Shall Digital Banking Carry a Pen and a Pad?
By Guillermo Kopp, Worldwide Financial Services Industry Director, Microsoft on March 12, 2017
Filed under Financial Services - Banking & Capital Markets
Bankers, as well as their customers, must continually plow through various documents such as applications, financial reports, market analyses, offering letters, regulatory disclosures, and contractual agreements. After decades of adopting digital technologies, some stubborn banking documents linger on paper within a customer binder, pitchbook, or transaction folder.
What is the problem with paper in banking? Among other nuisances, papers take time to move from one department to another, across disperse locations, and forth and back from the customer.
Why would then any paper bring value to digital banking? It seems quite the opposite. Banks that automate sequential, paper-oriented workflows “as is” might improve efficiency somehow. However, such “digital” systems would remain mired in the burden of legacy. Convoluted and manual business processes do not benefit the customer.
What many “digital” advocates seem to miss is the need to transform banking processes by rethinking business scenarios. Minding the actual value to the customer inspires creative thinking. And diverse minds can collectively envision better business models or process breakthroughs.
Facing disruption by Fintechs and adjacent industries, banks struggle to think outside the (banking) box. True innovators should put the digital customer first and worry less, at least for a few moments, about banking regulations and the thousand reasons on why legacy processes should stay like so. This is a prerequisite to digital transformation.
Here is precisely where a pen and a blank pad may come handy. To let the creative juices flow freely. To stop storming the brain with constraints. And brainstorm instead about open skies, with cloud capabilities, artificial intelligence, augmented reality, and a plethora of novel digital technologies.

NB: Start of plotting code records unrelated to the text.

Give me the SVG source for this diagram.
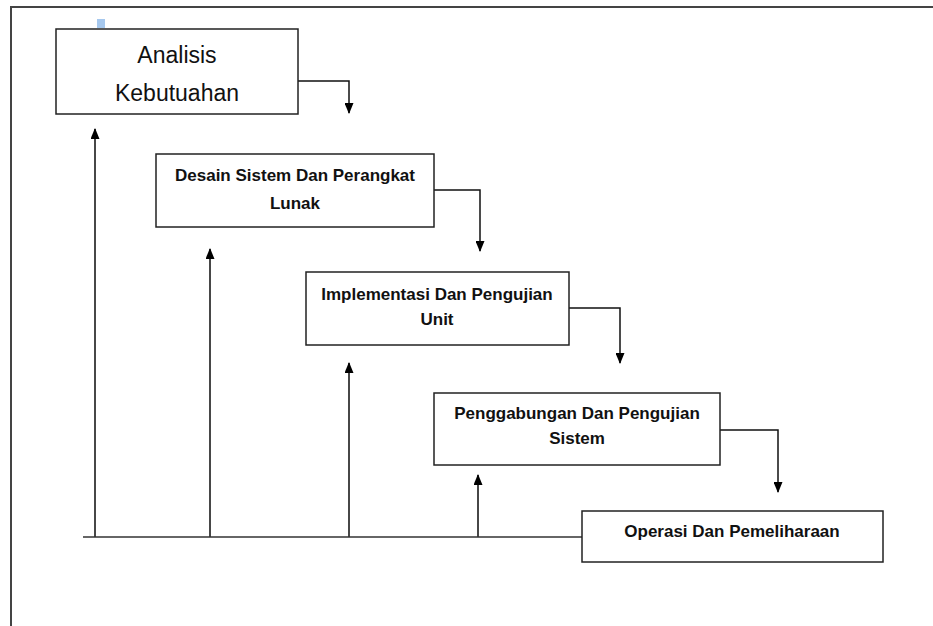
<svg xmlns="http://www.w3.org/2000/svg" width="933" height="626" viewBox="0 0 933 626">
<defs>
<marker id="ah" markerWidth="11" markerHeight="9" refX="10" refY="4.5" orient="auto" markerUnits="userSpaceOnUse" viewBox="0 0 11 9">
<path d="M0,0 L11,4.5 L0,9 Z" fill="#000"/>
</marker>
<style>
.box{fill:#fff;stroke:#222;stroke-width:1.5}
.t{font-family:"Liberation Sans","Open Sans",sans-serif;fill:#111;text-anchor:middle}
.b{font-weight:bold;font-size:17px}
.r{font-size:23px}
.c{fill:none;stroke:#111;stroke-width:1.5}
.up{fill:none;stroke:#333;stroke-width:1.8}
.frame{stroke:#444;stroke-width:2;fill:none}
</style>
</defs>
<rect width="933" height="626" fill="#fff"/>
<path class="frame" d="M11,626 L11,7 L933,7"/>
<rect x="97" y="19" width="8" height="9" fill="#a6c8ee"/>
<g id="connectors">
<path class="c" d="M298,81 H349 V113" marker-end="url(#ah)"/>
<path class="c" d="M434,190 H480 V251" marker-end="url(#ah)"/>
<path class="c" d="M569,308 H620 V363" marker-end="url(#ah)"/>
<path class="c" d="M720,430 H778 V492" marker-end="url(#ah)"/>
<path d="M83,537 H582" stroke="#666" stroke-width="2" fill="none"/>
<path class="up" d="M95,537 V129" marker-end="url(#ah)"/>
<path class="up" d="M210,537 V249" marker-end="url(#ah)"/>
<path class="up" d="M349,537 V363" marker-end="url(#ah)"/>
<path class="up" d="M478,537 V475" marker-end="url(#ah)"/>
</g>
<g id="n1">
<rect class="box" x="56" y="29" width="242" height="85"/>
<text class="t r" x="177" y="63">Analisis</text>
<text class="t r" x="177" y="101">Kebutuahan</text>
</g>
<g id="n2">
<rect class="box" x="156" y="154" width="278" height="73"/>
<text class="t b" x="295" y="181">Desain Sistem Dan Perangkat</text>
<text class="t b" x="295" y="209">Lunak</text>
</g>
<g id="n3">
<rect class="box" x="306" y="272" width="263" height="73"/>
<text class="t b" x="437" y="300">Implementasi Dan Pengujian</text>
<text class="t b" x="437" y="325">Unit</text>
</g>
<g id="n4">
<rect class="box" x="434" y="393" width="286" height="72"/>
<text class="t b" x="577" y="419">Penggabungan Dan Pengujian</text>
<text class="t b" x="577" y="444">Sistem</text>
</g>
<g id="n5">
<rect class="box" x="582" y="511" width="301" height="51"/>
<text class="t b" x="732" y="537">Operasi Dan Pemeliharaan</text>
</g>
</svg>
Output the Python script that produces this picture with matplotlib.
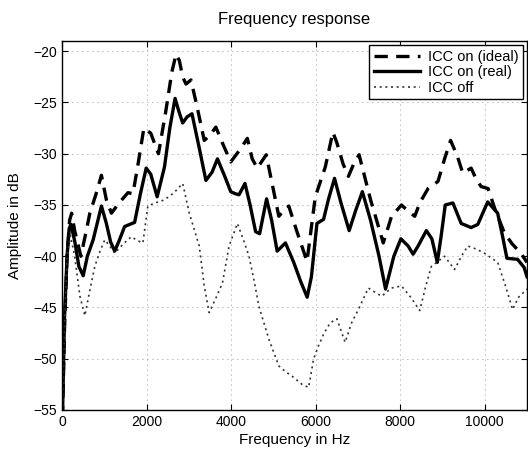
import matplotlib

matplotlib.use("Agg")
import matplotlib.pyplot as plt

# frequency (Hz) / amplitude (dB) points
f_ideal = [0, 60, 120, 180, 228, 300, 447, 550, 659, 800, 933, 1050, 1169, 1350, 1561,
           1678, 1800, 1937, 2100, 2282, 2450, 2600, 2698, 2776, 2855, 2933, 3051, 3200,
           3365, 3500, 3639, 3800, 3992, 4227, 4384, 4500, 4620, 4831, 4950, 5129, 5250,
           5365, 5550, 5796, 5992, 6228, 6408, 6500, 6650, 6776, 6900, 7028, 7300, 7600,
           7796, 8031, 8188, 8345, 8463, 8659, 8894, 9050, 9192, 9350, 9482, 9678, 9800,
           9914, 10080, 10250, 10463, 10650, 10855, 11000]
a_ideal = [-58, -47, -40, -36.5, -35.8, -37.5, -40.0, -38.0, -35.8, -34.0, -32.1, -34.5,
           -35.8, -34.8, -33.8, -33.9, -31.0, -27.5, -28.0, -30.0, -26.0, -22.0, -20.3,
           -20.9, -22.5, -23.2, -22.8, -25.5, -28.7, -28.2, -27.4, -29.0, -30.8, -29.5,
           -28.5, -30.5, -31.4, -30.1, -32.5, -36.1, -35.5, -35.1, -37.5, -40.5, -34.2,
           -31.3, -27.9, -28.9, -31.0, -32.2, -31.0, -30.1, -34.5, -38.7, -36.1, -35.0,
           -35.6, -36.1, -34.8, -33.4, -32.7, -30.5, -28.7, -30.2, -31.9, -31.4, -32.5,
           -33.2, -33.4, -35.5, -37.7, -38.8, -39.7, -40.6]

f_real = [0, 60, 120, 170, 212, 300, 400, 502, 600, 737, 850, 933, 1050, 1150, 1247,
          1350, 1482, 1718, 1850, 1992, 2100, 2251, 2424, 2550, 2675, 2760, 2855, 2960,
          3075, 3250, 3404, 3550, 3678, 3850, 3992, 4100, 4188, 4329, 4450, 4580, 4675,
          4840, 4960, 5090, 5286, 5482, 5650, 5800, 5900, 6031, 6188, 6300, 6447, 6600,
          6793, 6950, 7106, 7300, 7500, 7654, 7850, 8016, 8188, 8306, 8424, 8619, 8750,
          8878, 8970, 9066, 9247, 9443, 9678, 9835, 10071, 10306, 10420, 10525, 10776,
          10933, 11000]
a_real = [-58, -46, -40, -37.3, -36.9, -38.5, -41.0, -41.9, -40.0, -38.4, -36.5, -35.1,
          -36.8, -38.6, -39.5, -38.5, -37.1, -36.7, -34.0, -31.4, -32.0, -34.2, -31.3,
          -27.5, -24.6, -25.8, -27.0, -26.4, -26.1, -29.5, -32.6, -31.8, -30.5, -32.2,
          -33.7, -33.9, -34.0, -32.9, -35.0, -37.6, -37.8, -34.4, -36.5, -39.5, -38.7,
          -40.6, -42.5, -44.0, -42.0, -36.8, -36.4, -34.5, -32.4, -34.8, -37.5, -35.5,
          -33.7, -36.5, -40.0, -43.2, -40.0, -38.3, -39.0, -39.8, -39.0, -37.5, -38.3,
          -40.6, -38.0, -35.0, -34.8, -36.8, -37.2, -36.9, -34.7, -35.8, -38.0, -40.2,
          -40.3, -41.1, -42.0]

f_off = [0, 60, 120, 200, 300, 424, 541, 650, 776, 900, 1012, 1130, 1247, 1450, 1639,
         1800, 1914, 2031, 2200, 2424, 2650, 2855, 3012, 3247, 3365, 3482, 3650, 3796,
         3953, 4149, 4300, 4424, 4550, 4659, 4894, 5129, 5300, 5443, 5678, 5835, 5953,
         6071, 6200, 6345, 6502, 6698, 6850, 7012, 7247, 7400, 7561, 7796, 8031, 8250,
         8463, 8600, 8737, 9051, 9286, 9450, 9600, 9800, 9992, 10306, 10500, 10659,
         10800, 11000]
a_off = [-58, -47, -40, -38.0, -40.0, -43.9, -45.8, -43.5, -41.0, -39.5, -38.4, -39.0,
         -39.7, -38.8, -38.1, -38.5, -38.7, -35.1, -34.8, -34.5, -33.8, -32.9, -35.8,
         -39.0, -42.9, -45.5, -44.0, -42.6, -39.0, -36.8, -38.5, -40.0, -42.5, -44.9,
         -48.1, -50.7, -51.3, -51.7, -52.5, -52.8, -50.0, -48.7, -47.5, -46.5, -46.1,
         -48.4, -46.5, -45.2, -43.1, -43.5, -43.9, -43.1, -42.9, -44.0, -45.3, -43.0,
         -41.0, -40.0, -41.3, -40.0, -39.0, -39.3, -39.7, -40.6, -43.0, -45.2, -44.0,
         -43.2]

plt.rcParams["font.family"] = ["Liberation Sans", "DejaVu Sans"]

fig = plt.figure(figsize=(5.28, 4.5), dpi=100)
ax = fig.add_axes([0.1174, 0.0889, 0.8807, 0.82])

ax.plot(f_ideal, a_ideal, color="black", linestyle=(0, (4, 2.5)), linewidth=2.4,
        label="ICC on (ideal)")
ax.plot(f_real, a_real, color="black", linestyle="-", linewidth=2.4,
        label="ICC on (real)")
ax.plot(f_off, a_off, color="#333333", linestyle=(0, (1.2, 2.2)), linewidth=1.2,
        label="ICC off")

ax.set_xlim(0, 11000)
ax.set_ylim(-55, -19)
ax.set_xticks([0, 2000, 4000, 6000, 8000, 10000])
ax.set_yticks([-55, -50, -45, -40, -35, -30, -25, -20])
ax.grid(True, color="black", linestyle=(0, (1, 5)), linewidth=0.6, alpha=0.55)
ax.tick_params(direction="in", length=4, labelsize=10, top=True, right=True)
for sp in ax.spines.values():
    sp.set_linewidth(1.0)

ax.set_title("Frequency response", fontsize=12, pad=12)
ax.set_xlabel("Frequency in Hz", fontsize=11, labelpad=3)
ax.set_ylabel("Amplitude in dB", fontsize=11, labelpad=8)

leg = ax.legend(loc="upper right", fontsize=10.5, handlelength=3.2, fancybox=False,
                framealpha=1, edgecolor="black", borderpad=0.3, labelspacing=0.1,
                handletextpad=0.5, borderaxespad=0.3)
leg.get_frame().set_linewidth(1.0)

fig.savefig("out.png", dpi=100)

The ingenuity and the power of teams yield worthy ideas. So, the pen will fill the pad with cohesive digital banking design criteria. New designs will pop up full of customer value and free of artificial constraints. Indeed, bright leadership ideas often crop up as simple sketches on a piece of paper.
Great ideas may also flow in digital form: Annotated with electronic ink, co-authored, and shared electronically. Team members from remote locations may join the conversation seamlessly through videoconferencing and shared documents. Insightful systems with advanced analytics may also pitch in and coin thought provoking suggestions that are drawn from internal and external sources. As banks open their minds to such ingenious pen and pad, creative digital transformation will flourish.